Les rapporteurs mettent en avant les 25 pays qui ont fourni annuellement leurs données de 2011 à 2016 : dans ces pays, les usages ont diminué de 20,1 % sur la période, de 162 à 129,4 mg/PCU en moyenne. Les ventes d'antibiotiques critiques ont également nettement reculé sur la période : -15,4 % pour les C3/C4G, et -39,9 % pour la colistine. Trois classes d'antibiotiques n'ont pas été réduite à cette échelle : les phénicolés, les aminoglycosides et les fluoroquinolones (le rapport fournit les évolutions détaillées pour chaque classe d'antibiotiques, sous forme de données et de graphique). Enfin, la majorité (mais non la totalité) de ces 25 pays ont réduit les usages d'antibiotiques qur la période.

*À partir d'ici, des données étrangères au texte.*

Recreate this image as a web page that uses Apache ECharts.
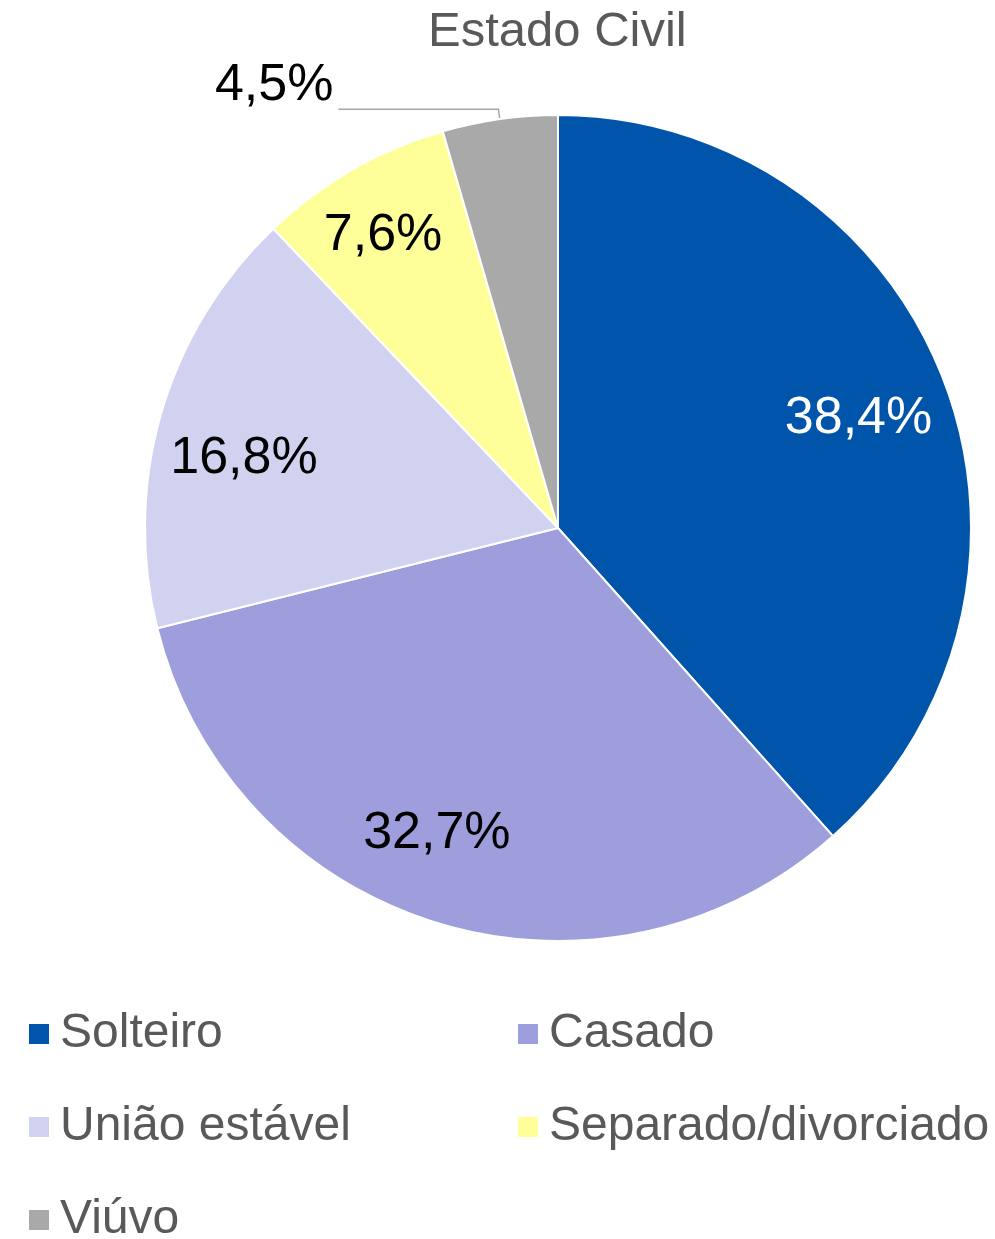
<!DOCTYPE html>
<html>
<head>
<meta charset="utf-8">
<script src="https://cdn.jsdelivr.net/npm/echarts@6/dist/echarts.min.js"></script>
<style>
html,body{margin:0;padding:0;background:#fff;}
#chart{width:995px;height:1239px;}
</style>
</head>
<body>
<div id="chart"></div>
<script>
const titleText = 'Estado Civil';
const categories = ['Solteiro', 'Casado', 'União estável', 'Separado/divorciado', 'Viúvo'];
const values = [38.4, 32.7, 16.8, 7.6, 4.5];
const colors = ['#0055AA', '#9E9EDD', '#D1D1F0', '#FFFF99', '#A9A9A9'];
const labelColors = ['#FFFFFF', '#000000', '#000000', '#000000', '#000000'];
const outsideIdx = 4;

const FONT = '"Liberation Sans", Arial, sans-serif';
const fmt = v => v.toFixed(1).replace('.', ',') + '%';
// small label nudges (style only) to mimic the original label placement
const labelNudge = [[-5, 7], [-25, -7], [0, 22], [-12, -9], [0, 0]];
// legend grid: two columns, three rows
const legendLeft = [27, 516, 27, 516, 27];
const legendTop = [1010, 1010, 1103, 1103, 1196];

const chart = echarts.init(document.getElementById('chart'));

const mainData = categories.map((name, i) => {
  const d = { name, value: values[i], itemStyle: { color: colors[i] } };
  if (i === outsideIdx) {
    d.label = {
      show: true, position: 'outside', color: '#000',
      fontFamily: FONT,
      formatter: p => '{a|' + fmt(p.value) + '}\n{b| }',
      rich: {
        a: { fontSize: 52, lineHeight: 52, color: '#000', fontFamily: FONT },
        b: { fontSize: 10, lineHeight: 48 }
      }
    };
    d.labelLine = { show: true, length: 10, length2: 160, lineStyle: { color: '#A6A6A6', width: 1.5 } };
  }
  return d;
});

const overlayData = categories.map((name, i) => ({
  name, value: values[i],
  itemStyle: { color: 'rgba(0,0,0,0)', borderWidth: 0 },
  label: { show: i !== outsideIdx, color: labelColors[i] }
}));

const legendText = { fontSize: 48, lineHeight: 40, color: '#595959', fontFamily: FONT, padding: [0, 0, 0, 5] };

chart.setOption({
  animation: false,
  title: {
    text: titleText, left: 428, top: 8, padding: 0,
    textStyle: { fontSize: 49, fontWeight: 'normal', color: '#595959', fontFamily: FONT }
  },
  legend: categories.map((name, i) => ({
    orient: 'horizontal', left: legendLeft[i], top: legendTop[i], padding: 0,
    itemWidth: 22, itemHeight: 22, icon: 'rect',
    data: [name],
    textStyle: legendText
  })),
  series: [
    {
      type: 'pie', center: [558, 528], radius: [0, 413], startAngle: 90, clockwise: true,
      avoidLabelOverlap: false, silent: true,
      itemStyle: { borderColor: '#fff', borderWidth: 2 },
      label: { show: false },
      labelLine: { show: false },
      data: mainData
    },
    {
      type: 'pie', center: [558, 528], radius: [235, 413], startAngle: 90, clockwise: true,
      avoidLabelOverlap: false, silent: true, legendHoverLink: false,
      label: { position: 'inside', fontSize: 52, fontFamily: FONT, formatter: p => fmt(p.value) },
      labelLine: { show: false },
      labelLayout: p => ({ dx: labelNudge[p.dataIndex][0], dy: labelNudge[p.dataIndex][1] }),
      data: overlayData
    }
  ]
});
</script>
</body>
</html>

Evolution 2011-2016 des ventes d'antibiotiques critiques en productions animales (en mg/PCU) dans les 25 pays européens ayant transmis leurs données dès le début du projet (ESVAC, 2018).

 

Comprimés : France n° 2

Dans la collecte des données, les rapporteurs expliquent disposer des chiffres de ventes de comprimés pour animaux de compagnie. Ils présentent ces éléments chiffrés (73,3 t en 2016 et 0,9 % du total des ventes antibiotiques), tout en précisant que cela ne saurait refléter les usages réels puisqu'une partie au moins de ces comprimés peut être utilisée en productions animales (à fourrure), mais aussi que les médicaments d'humaine ne sont pas comptabilisés. Trois pays représentent plus de la moitié de es volumes : Royaume-Uni (16,4 t), France (15,5 t), et Italie (10,1 t). Toutefois, du fait du faible développement des productions animales de certains pays, les comprimés peuvent représenter une part significative des antibiotiques vétérinaires utilisés : c'est le cas pour l'Islande (17,3 % du total), la Finlande (13,5 %), la Norvège (8,2 %), la Suède (8,1 %), la Slovénie (7,7 %), le Luxembourg (6,2 %) et le Royaume-Uni (4,8 %). Les comprimés le plus souvent vendus sont à base de pénicillines, « principalement associées à un inhibiteur de ß-lactamase ».

Ventes de comprimés par pays ESVAC et par famille d'antibiotiques en 2016 dans les 30 pays d'ESVAC.